According to the Centre for American Progress, 44% of Americans know somebody who has been shot, while another 23% say they have been threatened at gunpoint. A 2019 survey conducted by ABC and the Washington Post found that six in ten Americans feared a mass shooting in their community and that 89% supported increased gun control regulations across the nation. Clearly, then, there is support for increased gun regulation in the US.
According to Sen. Ted Cruz (R-TX), however, calls for gun control are nothing more than "ridiculous theatre", with the Senator adding: "What happens in this committee after every mass shooting is Democrats proposed taking away guns from law-abiding citizens because that's their political objective.
"The jurisdictions in this country with the strictest gun control have among the highest rates of crime and murder. When you disarm law-abiding citizens, you make them more likely to be victims. If you want to stop these murders, go after the murderers."
For starters, Cruz's statement regarding crime rates is patently false. According to Statista, the five US states with the highest crime rates in 2019 were New Mexico, Alaska, Louisiana, South Carolina, and Arkansas. As reported by the World Population Review, four of these five states ranked an "F" in gun control strictness, with New Mexico only rating a "C." The evidence would seem to indicate that guns do make a tangible difference.
Similarly, Cruz's comment about "going after the murderers" instead is out of touch - though this is perhaps unsurprising coming from a man who reportedly fled his home state to vacation in Cancun amidst a power and climate crisis earlier this year.
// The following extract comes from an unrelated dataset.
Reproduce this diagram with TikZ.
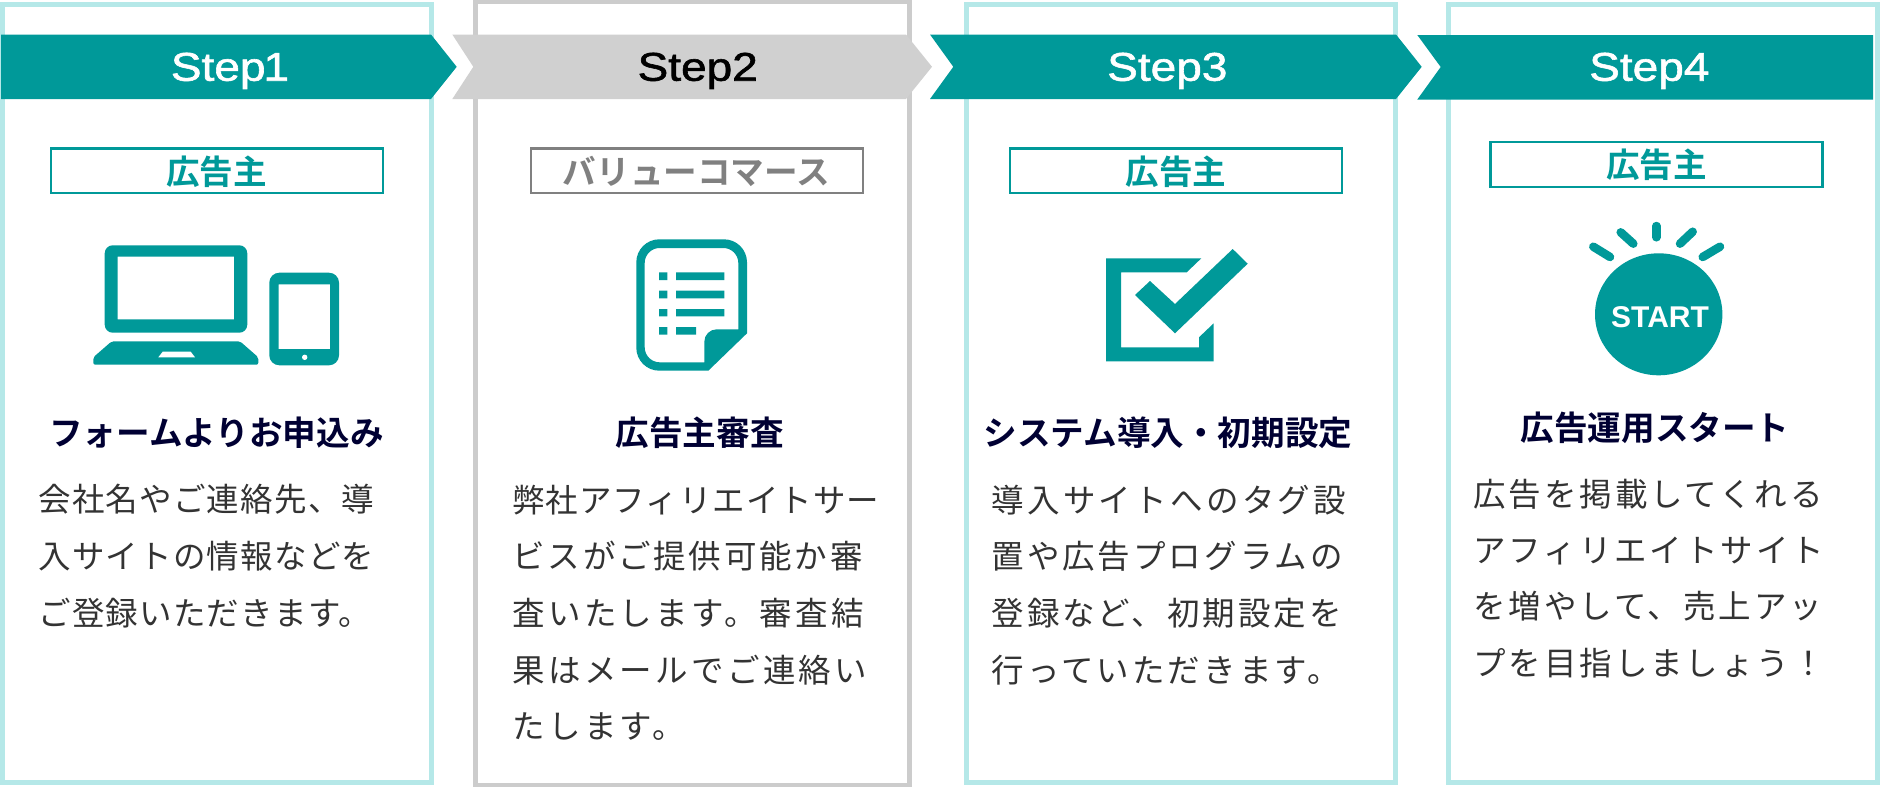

The argument is definitionally circular, in that the premise of Cruz's statement is in need of just as much evidence as his conclusion.
A study on the efficacy of gun control policies conducted by RAND was unable to find strong scientific evidence that proposed regulations on who may buy new guns would lead to tangible outcomes. Despite this, the study concludes by noting two flaws. Firstly, US statisticians have only researched marginal possibilities, without fully examining more extreme measures such as a full ban on handguns and/or assault weaponry. Secondly, the large number of guns in US circulation - just under 400 million in 2017 - mean actual change would likely necessitate such extreme measures. Looking to the UK, it would seem these measures work; almost as if taking away a criminal's tools does, in fact, make it more difficult for them to commit a crime.
U.S. President Joe Biden recently stated that he would endeavor to ban assault weapons in the country. This is an important first step, but to achieve it, politicians such as Senator Cruz must realize that the solution to a violent gunman is not to hand other people guns - it is to disarm the gunman himself. As a child sitting in my cubby-hole at the mature old age of eight, I would not have wanted my teacher to be handed a gun and told to defend us at the potential cost of her life. As with most things in life, prevention should be the first step, rather than a flawed, patchwork attempt at treatment.